ニューズウィーク日本版 / 2014年4月30日 21時26分

 4月28日の朝日新聞(朝刊)のコラム「いざイスラエルへ 連携狙いベンチャー参戦」を読んで、妙な違和感を感じた。イスラエルにベンチャー進出しようという日本人ビジネスマンたちを対象に行われたイベントについての記事で、同じような報道は日経新聞などでも行われている。

 イスラエルは技術大国で、ハイテク産業分野で世界の注目を浴び続けていることは事実だ。朝日の記事が指摘するように、「海外の多くのハイテク企業が拠点を置いているのに、「目立たないのは日本だけ」」というのも、その通りかもしれない。
 
 だが、この記事に違和感を感じた最大の点は、あまりにもあっけらかんと、イスラエルへの進出を日本の豊かな未来への第一歩のように書いていることだ。

 いわずものことだが、イスラエルはパレスチナの土地を占領し続けている。そのことで、過去4回の戦争と繰り返しの周辺国(レバノンなど)への軍事侵攻と、占領地のパレスチナ人に対する迫害を数限りなく繰り返している。そのイスラエルの国家としての姿勢そのものを巡って、国連決議を始めとした国際的な批判が多々存在するが、一向に聞き届けられない。そのようななかでイスラエルと関係を強化することは、「経済的に利益はあっても倫理的にいかがなものか」という自制の思いが、さまざまに働いてきたはずだ。

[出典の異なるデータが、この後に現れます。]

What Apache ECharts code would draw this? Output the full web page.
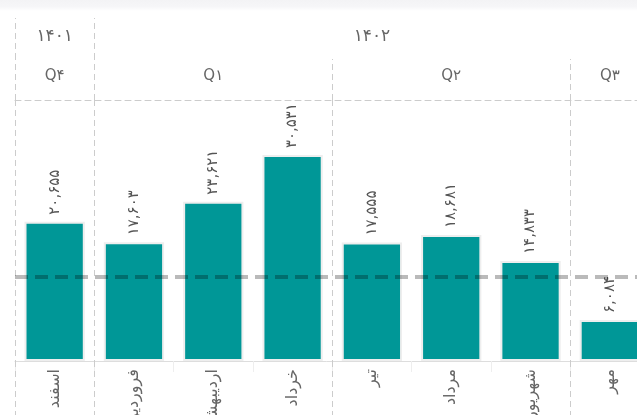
<!DOCTYPE html>
<html><head><meta charset="utf-8">
<script src="https://cdn.jsdelivr.net/npm/echarts@6/dist/echarts.min.js"></script>
<style>html,body{margin:0;padding:0;background:#fff}#c{width:637px;height:415px}</style>
</head><body><div id="c"></div>
<script>
const months = ['اسفند','فروردین','اردیبهشت','خرداد','تیر','مرداد','شهریور','مهر'];
const values = [20655, 17603, 23621, 30531, 17555, 18681, 14833, 6084];
const quarters = ['Q۴','Q۱','Q۱','Q۱','Q۲','Q۲','Q۲','Q۳'];
const years = ['۱۴۰۱','۱۴۰۲','۱۴۰۲','۱۴۰۲','۱۴۰۲','۱۴۰۲','۱۴۰۲','۱۴۰۲'];
const referenceValue = 12460;
const yMax = 38700;

function centers(arr){
  const m = {}; let s = 0;
  for (let i = 1; i <= arr.length; i++) {
    if (i === arr.length || arr[i] !== arr[s]) { m[Math.floor((s + i - 1) / 2)] = arr[s]; s = i; }
  }
  return m;
}
function boundaries(arr){
  const b = new Set();
  for (let i = 0; i < arr.length; i++) if (i === 0 || arr[i] !== arr[i-1]) b.add(i);
  return b;
}
const qC = centers(quarters), yC = centers(years);
const qB = boundaries(quarters), yB = boundaries(years);
const toFa = n => n.toLocaleString('en-US').replace(/\d/g, d => '۰۱۲۳۴۵۶۷۸۹'[d]);
const FONT = '"DejaVu Sans", sans-serif';
const dash = { color: '#cccccc', width: 1, type: [6, 4] };

const chart = echarts.init(document.getElementById('c'), null, { renderer: 'canvas' });
chart.setOption({
  animation: false,
  textStyle: { fontFamily: FONT },
  graphic: [{
    type: 'rect', left: 0, top: 0, z: -1,
    shape: { width: 637, height: 11 },
    style: { fill: new echarts.graphic.LinearGradient(0, 0, 0, 1, [
      { offset: 0, color: '#f3f3f5' }, { offset: 0.6, color: '#f6f6f8' }, { offset: 1, color: '#ffffff' }]) }
  }],
  grid: { left: 15, right: -12.5, top: 100, bottom: 54, containLabel: false, outerBoundsMode: 'none' },
  yAxis: { type: 'value', min: 0, max: yMax, show: false, splitLine: { show: false } },
  xAxis: [
    {
      type: 'category', data: months, position: 'bottom',
      axisLine: { lineStyle: { color: '#dddddd' } },
      axisTick: { show: true, length: 11, lineStyle: { color: '#eeeeee' } },
      axisLabel: { rotate: 90, margin: 8, interval: 0, fontSize: 16, color: '#666', fontFamily: FONT },
      splitLine: { show: true, interval: (i) => qB.has(i), lineStyle: dash }
    },
    {
      type: 'category', data: months, position: 'bottom',
      axisLine: { show: false }, axisLabel: { show: false },
      axisTick: { show: true, length: 60, interval: (i) => qB.has(i), lineStyle: dash }
    },
    {
      type: 'category', data: months, position: 'top', offset: 0,
      axisLine: { show: true, lineStyle: dash },
      axisTick: { show: true, length: 41, interval: (i) => qB.has(i), lineStyle: dash },
      axisLabel: { interval: 0, margin: 16, fontSize: 15, color: '#666', fontFamily: FONT,
        formatter: (v, i) => qC[i] || '' }
    },
    {
      type: 'category', data: months, position: 'top', offset: 41,
      axisLine: { show: false },
      axisTick: { show: true, length: 41, interval: (i) => yB.has(i), lineStyle: dash },
      axisLabel: { interval: 0, margin: 14, fontSize: 17, color: '#666', fontFamily: FONT,
        formatter: (v, i) => yC[i] || '' }
    }
  ],
  series: [{
    type: 'bar', data: values, xAxisIndex: 0,
    barCategoryGap: '24%',
    itemStyle: { color: '#009797', borderColor: '#eeeeee', borderWidth: 2 },
    label: { show: true, position: 'top', rotate: 90, align: 'left', verticalAlign: 'middle',
      distance: 7, fontSize: 15, color: '#555', fontFamily: FONT, formatter: p => toFa(p.value) },
    markLine: {
      silent: true, symbol: 'none', label: { show: false },
      lineStyle: { color: 'rgba(0,0,0,0.27)', width: 4, type: [13, 7] },
      data: [{ yAxis: referenceValue }]
    }
  }]
});
</script></body></html>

 中東研究者でなくとも、国際的に活躍する著名人の間には、そうした思いは広く共有されてきただろう。2009年、エルサレム賞を受賞してイスラエルを訪問した村上春樹氏は、「文学賞を受け取る事が適切なのかと、紛争当事者の一方につく印象を与えるのではないかと、圧倒的な軍事力を解き放つ事を選んだ国の政策を是認する事になるのではと」何回も自問した、と述べている。そして、あの有名な「高く堅固な壁と卵があって、卵は壁にぶつかり割れる。そんな時に私は常に卵の側に立つ」という、イスラエル国家批判のスピーチを行ったのだ。

 そのような逡巡は、ベンチャー進出を高らかに謳い上げる上記の記事には、一切見られない。その見られなさに、筆者はショックを受けた。

 村上春樹氏が悩み自問した時代から比べて、中東和平情勢が改善されたのだろうか。イスラエルは、訪問するに何も後ろめたさを感じなくていい国になったのだろうか。1100~1400人強のパレスチナ人死者を出して国際的に顰蹙を買った、2008-9年のガザ空爆のような大規模な攻撃は、確かにあまりない。だが2012年11月にはイスラエル軍が、ハマースの軍事指導者アフマド・ジャバリ殺害を目的とした「国防の柱」作戦を展開し、100人強のパレスチナ人民間人を殺害している。国連が禁止し米国政府も「やめろ」と言っている占領地へのユダヤ人入植は、全く止む気配がない。